Dice e tramanda Giampiero Boniperti: vincere è la sola cosa che conta. La Juve ce l’ha stampato sotto il colletto della maglia. Anche per gli altri è lo stesso: o vai al sodo o vai a ramengo. Però quando ci riesci, trovi chi ti obietta, ti critica, ti spacca in quattro. Vincere non basta, bisogna convincere. Se no che vincere è? Meglio perdere: più giusto, più razionale, più etico.
C’è toccato di sentire anche questo, dopo il pareggio bianconero a Montecarlo, lo sbarco nelle semifinali della Champions League, la conquista d’un traguardo che a Torino mancava dal 2003. Allegri, l’allenatore dei campioni d’Italia, ha subìto il processo da svariate corti d’accusa. Primo giudice – inflessibile, inesorabile inconfortabile – Arrigo Sacchi (che al mondiale degli Usa presentò una delle peggiori nazionali azzurre): non si gioca così, vergogna, il calcio italiano dovrebbe proporre ben diversa immagine di se stesso.
Difatti la sta dando, con la sua squadra-simbolo. La Juve che entra nell’olimpo del football europeo, appaiandosi a Bayern-Real Madrid-Barcellona, ottiene un prestigioso risultato per se stessa e per tutto il nostro movimento calcistico. Ci arriva non casualmente né solo in seguito alla partita difensivistica contro il Monaco, peraltro simile a tante disputate da club del presente e del passato (l’Inter di Mourinho non s’atteggiava diversamente, il Chelsea di Di Matteo – che vinse la coppa con le orecchie – neppure, l’Atletico Madrid di Simeone, l’anno scorso finalista, idem. E l’elenco potrebbe essere più lungo).

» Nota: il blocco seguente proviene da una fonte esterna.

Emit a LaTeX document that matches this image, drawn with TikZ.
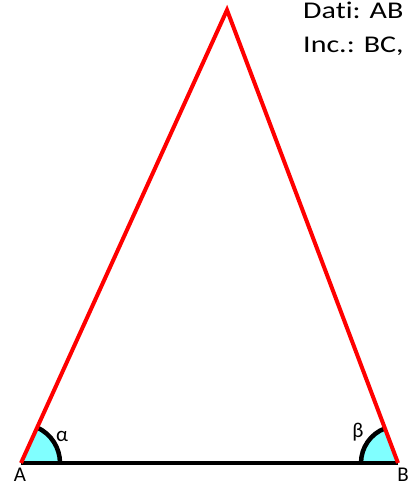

Lo ottiene perché nel 2010 è stata capace di rifondarsi, di progettare con lungimiranza, di darsi un modello d’organizzazione esemplare, di massimizzare le idee minimizzandone i costi d’attuazione. Quando Andrea Agnelli assunse la presidenza, prese poche e cruciali decisioni: 1) circondarsi d’un ristretto gruppo di collaboratori di provata competenza/esperienza; 2) risanare il bilancio in profondo rosso, esito della retrocessione succeduta a calciopoli; 3) costruire il nuovo stadio, imprescindibile nel rilancio sportivo-economico. Risultati: 1) l’amministratore delegato Marotta (ex varesino: un orgoglio biancorosso) e il direttore sportivo Paratici han dimostrato acume e realismo nelle operazioni di acquisto/vendita dei giocatori, mettendo a disposizione dei tecnici “rose” fortemente competitive, tanto che in un quinquennio si sono vinti tre scudetti e due supercoppe italiane; 2) la realizzazione dello Juventus Stadium – con annessa una serie di servizi, comfort e opportunità culturali/sociali – ha permesso d’elevare il tetto degl’incassi, di migliorare in un ambiente ideale le prestazioni casalinghe, di diffondere nel mondo un’immagine di cura, efficienza, bellezza; 3) la risalita dei conti – cominciata da un fatturato di 156 milioni e un deficit di 95,4 – s’è dimostrata costante. L’ultimo volume d’affari ha toccato la soglia dei 315,8 milioni e il saldo negativo s’è ridotto a 6,7 con la speranza fondata di conseguire il pareggio nel prossimo esercizio. Nelle recenti settimane il titolo Juventus, quotato in Borsa, è andato crescendo.
Dunque un’impresa di successo. Sul campo e fuori dal campo. Nello sport, e non solo. In Italia e all’estero. E tuttavia, poiché siamo appunto in Italia e non all’estero, anziché celebrarla come merita, le si dimostra ostilità come affatto meriterebbe. Ancora una volta bisogna dar ragione a Ambrose Bierce, che non è il centravanti argentino destinato in futuro a sostituire Tevez ma un ex stravagante scrittore americano: «Le calamità sono di due specie: la disgrazia che capita a noi e la fortuna che capita agli altri». Guai alla Juve, imperdonabilmente abbandonata dalla disgrazia e toccata dalla fortuna.